• **Given exercise**
Only the lines from the top of the listing below to the line that has "radius=203pt, y radius=80pt];" should be echoed, with both ends kept and pictures left out.

• **Dataset section**
========
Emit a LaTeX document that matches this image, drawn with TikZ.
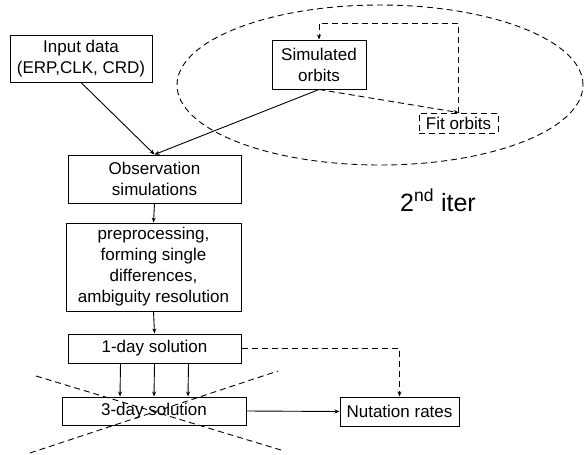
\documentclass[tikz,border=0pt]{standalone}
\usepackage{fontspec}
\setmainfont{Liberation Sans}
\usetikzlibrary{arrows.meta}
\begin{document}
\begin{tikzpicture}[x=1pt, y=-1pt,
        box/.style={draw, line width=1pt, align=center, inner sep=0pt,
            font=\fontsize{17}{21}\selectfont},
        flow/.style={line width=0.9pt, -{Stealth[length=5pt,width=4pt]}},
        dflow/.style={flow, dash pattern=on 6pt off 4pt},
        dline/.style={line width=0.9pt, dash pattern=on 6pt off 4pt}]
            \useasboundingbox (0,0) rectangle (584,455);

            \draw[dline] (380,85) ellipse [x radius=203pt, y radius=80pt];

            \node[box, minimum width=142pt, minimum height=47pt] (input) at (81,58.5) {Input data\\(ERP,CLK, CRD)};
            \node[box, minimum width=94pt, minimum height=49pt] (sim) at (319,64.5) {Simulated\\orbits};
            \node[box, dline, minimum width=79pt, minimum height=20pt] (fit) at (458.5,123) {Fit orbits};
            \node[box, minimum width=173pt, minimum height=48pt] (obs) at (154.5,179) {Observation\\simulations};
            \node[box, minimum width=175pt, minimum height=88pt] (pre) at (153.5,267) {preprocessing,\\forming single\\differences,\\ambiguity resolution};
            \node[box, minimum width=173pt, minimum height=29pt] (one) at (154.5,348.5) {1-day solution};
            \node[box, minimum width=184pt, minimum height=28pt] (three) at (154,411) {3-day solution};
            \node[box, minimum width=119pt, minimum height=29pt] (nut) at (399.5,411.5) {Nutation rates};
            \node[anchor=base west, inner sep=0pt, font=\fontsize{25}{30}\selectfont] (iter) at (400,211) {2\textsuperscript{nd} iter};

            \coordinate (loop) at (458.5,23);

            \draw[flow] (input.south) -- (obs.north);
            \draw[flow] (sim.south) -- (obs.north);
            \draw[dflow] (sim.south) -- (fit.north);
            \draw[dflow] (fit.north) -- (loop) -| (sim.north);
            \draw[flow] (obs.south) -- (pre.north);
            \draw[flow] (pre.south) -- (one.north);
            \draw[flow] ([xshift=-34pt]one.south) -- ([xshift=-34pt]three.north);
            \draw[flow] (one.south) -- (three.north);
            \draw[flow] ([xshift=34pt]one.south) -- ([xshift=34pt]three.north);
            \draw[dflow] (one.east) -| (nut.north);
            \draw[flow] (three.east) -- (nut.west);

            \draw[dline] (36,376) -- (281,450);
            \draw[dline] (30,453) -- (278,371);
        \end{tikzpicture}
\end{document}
========
• **Solution below**
Emit a LaTeX document that matches this image, drawn with TikZ.
\documentclass[tikz,border=0pt]{standalone}
\usepackage{fontspec}
\setmainfont{Liberation Sans}
\usetikzlibrary{arrows.meta}
\begin{document}
\begin{tikzpicture}[x=1pt, y=-1pt,
        box/.style={draw, line width=1pt, align=center, inner sep=0pt,
            font=\fontsize{17}{21}\selectfont},
        flow/.style={line width=0.9pt, -{Stealth[length=5pt,width=4pt]}},
        dflow/.style={flow, dash pattern=on 6pt off 4pt},
        dline/.style={line width=0.9pt, dash pattern=on 6pt off 4pt}]
            \useasboundingbox (0,0) rectangle (584,455);

            \draw[dline] (380,85) ellipse [x radius=203pt, y radius=80pt];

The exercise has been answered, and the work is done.